Acquiring a second Monetary Matrix in a new monetary unit is analogous to learning a second language or working with English units versus Metric units or Fahrenheit versus Centigrade degrees. These are all examples of reckoning done in different units where the object being reckoned remains the same be it temperature, market price, etc. regardless of what unit it is expressed in.

[Of course the proposal on this blog would add another Monetary Matrix.]

The question is where does this Monetary Matrix come from exactly? How does it come into existence?
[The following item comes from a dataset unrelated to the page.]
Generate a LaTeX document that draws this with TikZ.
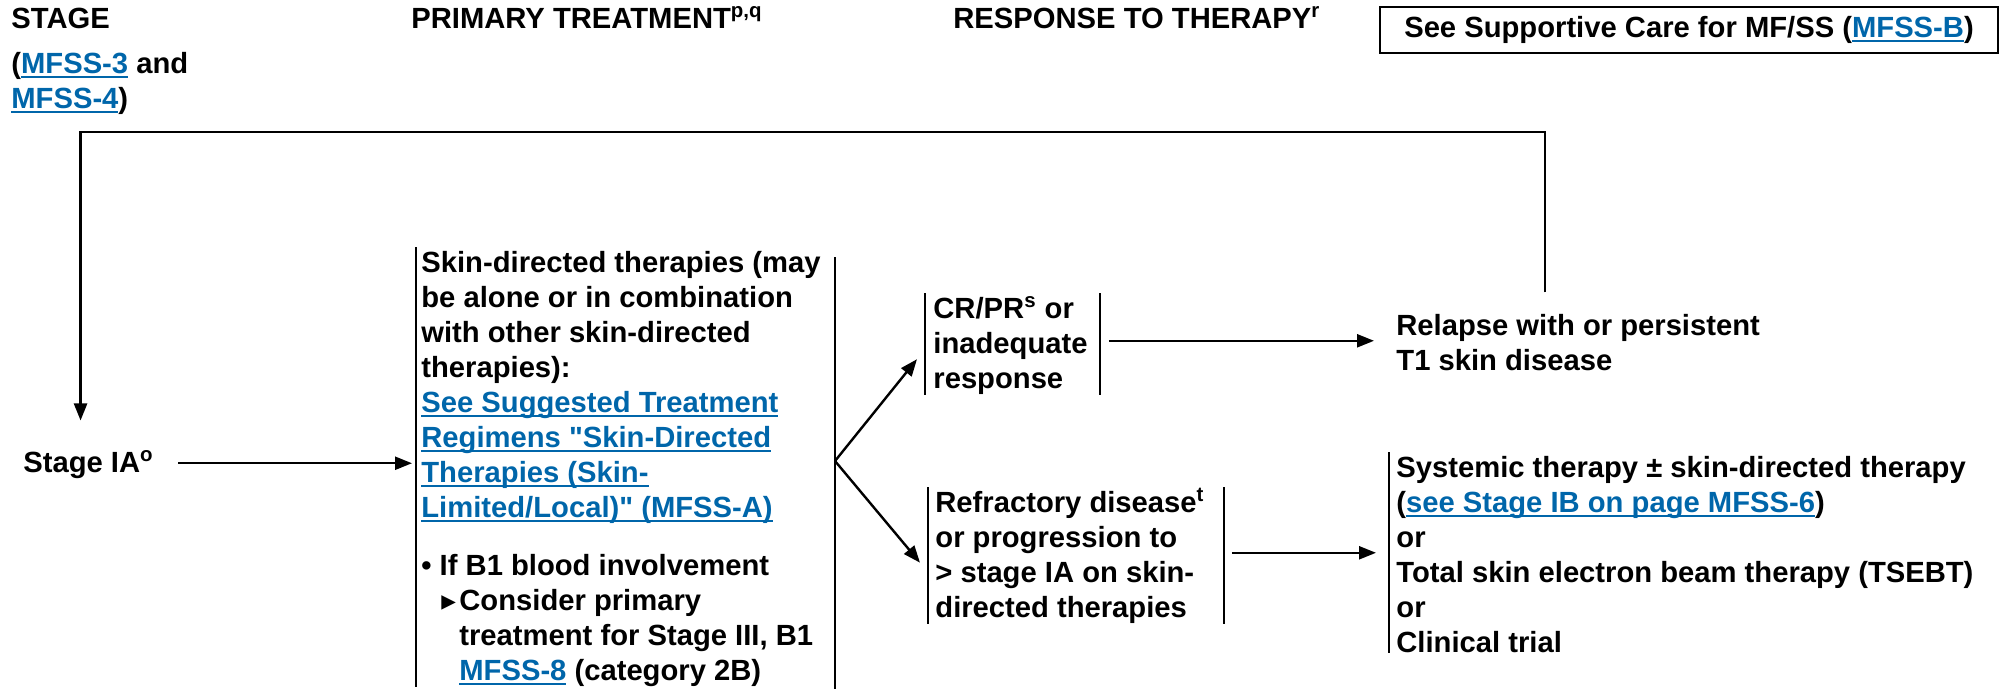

The original Monetary Matrix creation is a fascinating story and explained best by the Austrian School and will be developed in a subsequent paper in this series when the Austrian School’s contribution to money theory is covered. For now, our purpose is to explain Riegel’s proposal for launching a new, alternative monetary unit into an existing monetary environment with its concomitant Monetary Matrix.

[Believe me, Dennis, the Austrians have nothing on good old common sense which lies at the heart of Riegel's observations (and the Austrians do not deserve to be celebrated half as much as they are either). If the people choose to base a new and durable alternative monetary system on precious metals as a basis of Monetary Matrix (I like and accept the term and what it means) that accomplishes the additional function of providing a useful exchange between all other “public” money and any new Value Unit, as frankly according to law and custom, we do not ever want to be holding “on account” any of their money.] 

[16 May, 2014: UPDATE I thought you might like to know that this man has been arrested for organizing a tax evasion scheme involving a phony "church." 
Man Gets 13 Months for Role in Tax Evasion Plot

Thank-you and duly noted.  This blog's proposal does not involve tax evasion so if anyone had that in mind they are advised to look elsewhere.]